Equally important is the inclusion of modern dispute-resolution mechanisms. These provisions enable faster and more effective solutions to conflicts that may arise during project execution—an indispensable element for any serious investor. When combined with U.S. government financial oversight and the implicit guarantee of enforcement, including the potential application of force if required, the psychological climate of fear that has paralyzed investment begins to dissipate. The outlook, while still imperfect, is undeniably more promising.
That said, this reform falls short of a true paradigm shift. Ideally, Venezuela would fully embrace the understanding that productive activity is more efficient and profitable when state interference is reduced to the bare minimum. Under the current reform, discretionary state power remains intact, and several constitutional issues persist. These inconsistencies must be addressed to prevent legal collisions between constitutional provisions and the new statutory framework.

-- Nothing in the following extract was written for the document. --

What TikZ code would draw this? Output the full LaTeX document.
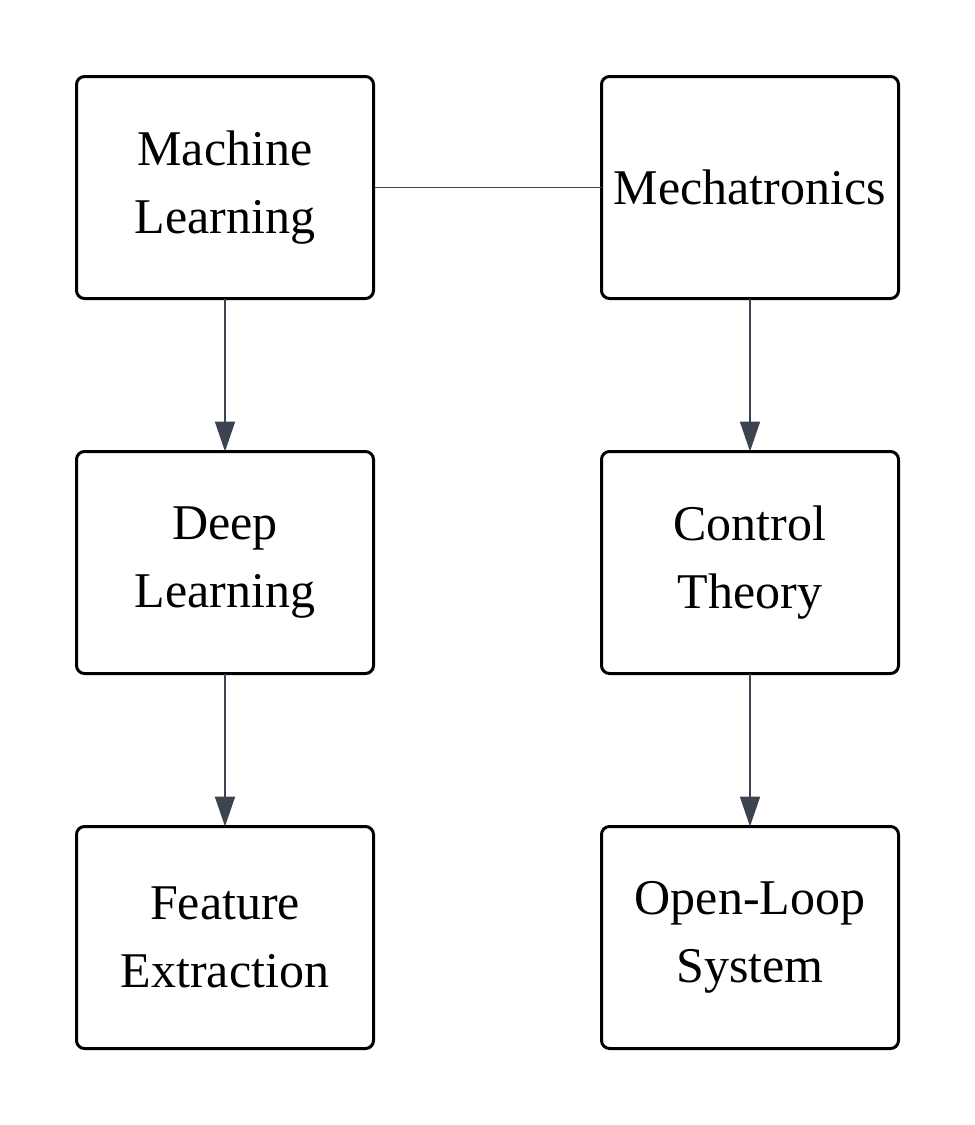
\documentclass[tikz,border=0pt]{standalone}
\usepackage{fontspec}
\setmainfont{Liberation Serif}
\usepackage{xcolor}
\usepackage{tikz}
\usetikzlibrary{positioning,arrows.meta}
\definecolor{CLinkGray}{HTML}{3D4350}

\begin{document}
\begin{tikzpicture}[x=1pt,y=1pt,node distance=153pt and 228pt,
  box/.style={draw=black,line width=3pt,rounded corners=8pt,fill=white,outer sep=0pt,
              minimum width=297pt,minimum height=222pt,align=center,
              font=\fontsize{50}{68}\selectfont},
  arr/.style={-{Triangle[length=30pt,width=20pt]},line width=2pt,CLinkGray}]
  \useasboundingbox (0,0) rectangle (975,-1125);
  \node[box] (ml) at (225,-187.5) {Machine\\Learning};
  \node[box,right=of ml] (mech) {Mechatronics};
  \node[box,below=of ml] (dl) {Deep\\Learning};
  \node[box,below=of dl] (fe) {Feature\\Extraction};
  \node[box,below=of mech] (ct) {Control\\Theory};
  \node[box,below=of ct] (ol) {Open-Loop\\System};
  \draw[line width=1pt,CLinkGray] (ml)--(mech);
  \draw[arr] (ml)--(dl); \draw[arr] (dl)--(fe);
  \draw[arr] (mech)--(ct); \draw[arr] (ct)--(ol);
\end{tikzpicture}
\end{document}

In short, there is still much work to be done, and the current scenario is far from ideal. But meaningful change rarely begins in perfect conditions. Once investments start flowing and their impact becomes tangible in the daily lives of Venezuelans, it will be both more feasible and more timely to demand deeper, structural reforms.
That said, one reform should not wait: the Constitution itself. Provisions related to hydrocarbons must be removed from the constitutional text altogether. Oil policy is a legal and regulatory matter, not a constitutional one. Keeping it enshrined in the Constitution is not only a legal error; it creates contradictions that raise uncomfortable questions, foster opacity, and generate confusion. The result is legal uncertainty—precisely the condition that frightens investors and imposes unnecessary constraints on productive activity.
A new horizon of hope is opening for Venezuela. If pragmatism prevails, the country may soon begin to feel the first rays of light after a long and costly darkness.